14. Gender roles governed all practical interactions
Men were expected to handle all the logistics, order food, open doors, manage payments, and decide where and when the couple would go. A woman who did not conform to these expectations was not considered competent or independent; she was seen as a problem.
15. Break off an engagement
Once an engagement had been officially announced, breaking it off was not only embarrassing; it could also have disastrous consequences for a woman’s social standing and prospects for marriage. A broken engagement could haunt a woman for years, influencing how her community perceived her character and judgment.
16. The candidates were investigated
In many colonial and Victorian communities, a man who was courting a woman would find that his neighbors, fellow parishioners, and local merchants had quietly begun to assess his character and financial situation long before he made his formal proposal.
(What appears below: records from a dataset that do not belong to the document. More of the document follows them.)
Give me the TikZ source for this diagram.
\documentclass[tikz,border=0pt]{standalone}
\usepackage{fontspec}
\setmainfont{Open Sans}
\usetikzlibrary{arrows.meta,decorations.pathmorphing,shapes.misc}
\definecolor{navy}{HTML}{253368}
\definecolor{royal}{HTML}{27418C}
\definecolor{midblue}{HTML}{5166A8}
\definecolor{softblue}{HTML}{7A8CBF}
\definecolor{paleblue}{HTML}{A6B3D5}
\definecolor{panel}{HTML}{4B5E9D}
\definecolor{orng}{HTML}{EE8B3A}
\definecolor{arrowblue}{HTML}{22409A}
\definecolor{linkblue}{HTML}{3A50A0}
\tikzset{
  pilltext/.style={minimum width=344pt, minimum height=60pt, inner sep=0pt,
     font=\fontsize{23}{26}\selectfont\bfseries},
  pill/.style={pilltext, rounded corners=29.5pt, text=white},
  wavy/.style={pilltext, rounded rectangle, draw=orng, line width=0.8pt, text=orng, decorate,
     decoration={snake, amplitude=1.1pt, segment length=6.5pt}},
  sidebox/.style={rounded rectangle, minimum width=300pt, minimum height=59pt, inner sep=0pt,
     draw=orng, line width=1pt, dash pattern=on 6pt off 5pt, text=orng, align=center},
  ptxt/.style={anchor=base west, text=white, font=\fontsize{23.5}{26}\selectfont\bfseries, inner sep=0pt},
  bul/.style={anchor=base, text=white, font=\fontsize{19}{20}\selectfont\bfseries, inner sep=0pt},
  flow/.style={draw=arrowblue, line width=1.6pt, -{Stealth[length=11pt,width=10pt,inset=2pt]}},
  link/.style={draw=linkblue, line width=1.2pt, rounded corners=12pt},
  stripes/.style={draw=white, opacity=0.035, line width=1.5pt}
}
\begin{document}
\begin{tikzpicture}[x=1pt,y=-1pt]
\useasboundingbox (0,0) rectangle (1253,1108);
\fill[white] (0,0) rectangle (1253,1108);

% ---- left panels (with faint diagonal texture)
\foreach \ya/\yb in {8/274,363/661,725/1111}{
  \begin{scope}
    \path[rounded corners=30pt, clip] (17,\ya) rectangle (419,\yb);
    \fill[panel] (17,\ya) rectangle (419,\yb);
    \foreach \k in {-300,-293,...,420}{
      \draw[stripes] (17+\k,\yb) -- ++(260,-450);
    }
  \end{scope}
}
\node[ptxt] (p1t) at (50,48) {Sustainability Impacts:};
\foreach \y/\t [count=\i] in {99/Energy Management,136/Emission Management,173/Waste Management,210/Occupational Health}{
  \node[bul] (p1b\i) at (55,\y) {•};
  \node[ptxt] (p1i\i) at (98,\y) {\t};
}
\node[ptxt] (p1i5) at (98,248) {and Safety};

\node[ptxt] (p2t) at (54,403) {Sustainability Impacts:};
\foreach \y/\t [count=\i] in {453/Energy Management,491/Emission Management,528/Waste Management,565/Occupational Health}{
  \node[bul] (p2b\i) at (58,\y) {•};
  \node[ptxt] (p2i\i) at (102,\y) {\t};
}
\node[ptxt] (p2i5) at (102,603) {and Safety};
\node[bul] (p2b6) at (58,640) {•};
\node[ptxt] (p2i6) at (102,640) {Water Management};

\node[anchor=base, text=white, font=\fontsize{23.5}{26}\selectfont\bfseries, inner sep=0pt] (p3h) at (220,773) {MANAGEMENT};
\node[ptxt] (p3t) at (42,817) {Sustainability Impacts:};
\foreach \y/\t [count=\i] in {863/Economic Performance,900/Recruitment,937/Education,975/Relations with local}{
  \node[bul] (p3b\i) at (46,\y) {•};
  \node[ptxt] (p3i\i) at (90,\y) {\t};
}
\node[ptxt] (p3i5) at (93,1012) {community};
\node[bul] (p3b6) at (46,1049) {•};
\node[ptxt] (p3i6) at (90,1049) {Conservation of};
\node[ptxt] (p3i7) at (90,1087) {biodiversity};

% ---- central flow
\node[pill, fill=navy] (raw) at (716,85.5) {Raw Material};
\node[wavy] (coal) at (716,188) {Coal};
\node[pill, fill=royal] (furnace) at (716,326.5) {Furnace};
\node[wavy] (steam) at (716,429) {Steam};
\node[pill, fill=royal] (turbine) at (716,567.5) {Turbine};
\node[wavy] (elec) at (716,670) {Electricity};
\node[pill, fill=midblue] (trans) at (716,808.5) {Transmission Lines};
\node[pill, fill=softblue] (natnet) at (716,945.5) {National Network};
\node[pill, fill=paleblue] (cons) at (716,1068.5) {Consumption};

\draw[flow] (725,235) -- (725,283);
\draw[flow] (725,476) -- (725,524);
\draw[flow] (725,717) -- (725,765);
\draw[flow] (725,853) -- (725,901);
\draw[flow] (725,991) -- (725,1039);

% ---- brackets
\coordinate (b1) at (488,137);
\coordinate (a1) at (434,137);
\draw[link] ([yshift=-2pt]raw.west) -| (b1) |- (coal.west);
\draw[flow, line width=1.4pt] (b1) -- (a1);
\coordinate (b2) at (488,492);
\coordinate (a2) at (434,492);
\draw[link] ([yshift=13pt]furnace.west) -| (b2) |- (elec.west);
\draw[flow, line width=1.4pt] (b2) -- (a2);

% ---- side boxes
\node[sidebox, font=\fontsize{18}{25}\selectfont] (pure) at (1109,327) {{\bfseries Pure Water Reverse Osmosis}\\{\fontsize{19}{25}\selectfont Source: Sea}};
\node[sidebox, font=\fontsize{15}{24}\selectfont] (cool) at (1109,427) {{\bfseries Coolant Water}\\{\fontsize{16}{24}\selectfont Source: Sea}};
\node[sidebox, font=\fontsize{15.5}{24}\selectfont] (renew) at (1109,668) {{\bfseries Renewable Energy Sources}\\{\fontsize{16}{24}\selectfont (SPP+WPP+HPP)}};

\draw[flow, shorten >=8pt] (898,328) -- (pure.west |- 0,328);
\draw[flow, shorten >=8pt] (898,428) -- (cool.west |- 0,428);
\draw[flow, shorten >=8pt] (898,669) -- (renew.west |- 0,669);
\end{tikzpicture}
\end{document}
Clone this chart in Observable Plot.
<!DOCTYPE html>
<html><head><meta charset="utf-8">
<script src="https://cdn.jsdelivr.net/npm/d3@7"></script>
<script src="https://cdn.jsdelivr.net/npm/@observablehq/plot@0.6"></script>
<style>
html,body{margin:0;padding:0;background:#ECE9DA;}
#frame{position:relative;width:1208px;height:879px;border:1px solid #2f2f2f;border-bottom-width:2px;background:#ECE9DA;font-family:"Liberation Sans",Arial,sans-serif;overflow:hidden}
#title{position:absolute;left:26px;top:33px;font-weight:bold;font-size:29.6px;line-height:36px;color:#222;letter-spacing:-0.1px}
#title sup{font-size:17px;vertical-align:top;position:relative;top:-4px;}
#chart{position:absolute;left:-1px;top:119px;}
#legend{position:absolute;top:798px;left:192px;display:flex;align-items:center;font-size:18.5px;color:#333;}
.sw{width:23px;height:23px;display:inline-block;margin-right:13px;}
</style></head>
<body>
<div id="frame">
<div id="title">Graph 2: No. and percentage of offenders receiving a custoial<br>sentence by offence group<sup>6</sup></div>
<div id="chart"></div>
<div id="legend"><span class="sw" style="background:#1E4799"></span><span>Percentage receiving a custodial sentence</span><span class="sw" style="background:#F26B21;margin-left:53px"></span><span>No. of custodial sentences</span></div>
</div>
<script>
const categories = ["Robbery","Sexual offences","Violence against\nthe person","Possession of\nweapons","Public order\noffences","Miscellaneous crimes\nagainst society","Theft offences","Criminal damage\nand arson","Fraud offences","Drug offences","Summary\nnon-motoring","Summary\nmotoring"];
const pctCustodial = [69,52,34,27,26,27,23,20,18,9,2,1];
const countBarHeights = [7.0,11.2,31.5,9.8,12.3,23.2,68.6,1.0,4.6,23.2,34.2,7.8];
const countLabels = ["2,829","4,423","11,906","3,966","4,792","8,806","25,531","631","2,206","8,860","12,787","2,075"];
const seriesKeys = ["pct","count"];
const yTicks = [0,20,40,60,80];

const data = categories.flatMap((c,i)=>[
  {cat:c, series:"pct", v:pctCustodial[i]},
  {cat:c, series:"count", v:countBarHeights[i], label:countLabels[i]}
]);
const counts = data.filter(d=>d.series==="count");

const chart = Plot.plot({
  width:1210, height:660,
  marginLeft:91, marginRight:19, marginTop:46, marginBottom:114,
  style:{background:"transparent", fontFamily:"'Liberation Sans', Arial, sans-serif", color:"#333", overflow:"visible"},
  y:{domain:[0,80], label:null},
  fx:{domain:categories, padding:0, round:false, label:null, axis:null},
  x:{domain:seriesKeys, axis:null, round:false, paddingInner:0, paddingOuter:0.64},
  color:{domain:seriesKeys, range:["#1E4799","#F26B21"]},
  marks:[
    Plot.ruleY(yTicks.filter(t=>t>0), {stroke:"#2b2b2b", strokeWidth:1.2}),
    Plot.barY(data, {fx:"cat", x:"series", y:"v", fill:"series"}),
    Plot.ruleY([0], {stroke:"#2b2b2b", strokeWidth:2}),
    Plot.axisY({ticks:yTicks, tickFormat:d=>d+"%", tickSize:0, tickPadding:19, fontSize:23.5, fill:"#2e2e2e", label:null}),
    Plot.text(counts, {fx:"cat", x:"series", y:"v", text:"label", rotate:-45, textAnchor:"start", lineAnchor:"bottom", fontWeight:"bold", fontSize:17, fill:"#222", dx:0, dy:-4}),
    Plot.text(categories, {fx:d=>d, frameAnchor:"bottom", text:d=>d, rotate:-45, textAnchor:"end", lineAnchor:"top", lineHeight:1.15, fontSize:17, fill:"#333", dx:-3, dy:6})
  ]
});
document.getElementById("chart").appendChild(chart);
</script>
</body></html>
17. Marrying within one's own social class
Marrying outside one’s social class or religious community was not only frowned upon; it could lead to outright social exclusion for both parties and a severing of family ties that left couples isolated. The pool of acceptable partners was considerably more limited than what most people would find acceptable today.
19. Declining a dance
At formal balls during the Regency era, a woman who wished to discourage the attention of a particular suitor could do so by refusing to dance with him—a gesture that everyone in the room understood and interpreted. It was a quick and polite way to let someone know that you weren’t interested.
20. Marriage was a civil contract, not a love story.
Throughout most of history, marriage was primarily viewed as a legal and economic agreement between two families, with romantic love considered a pleasant bonus if it happened to develop over time. The idea that personal happiness and emotional fulfillment should be the main reasons for getting married is, from a historical perspective, a fairly recent and truly radical concept.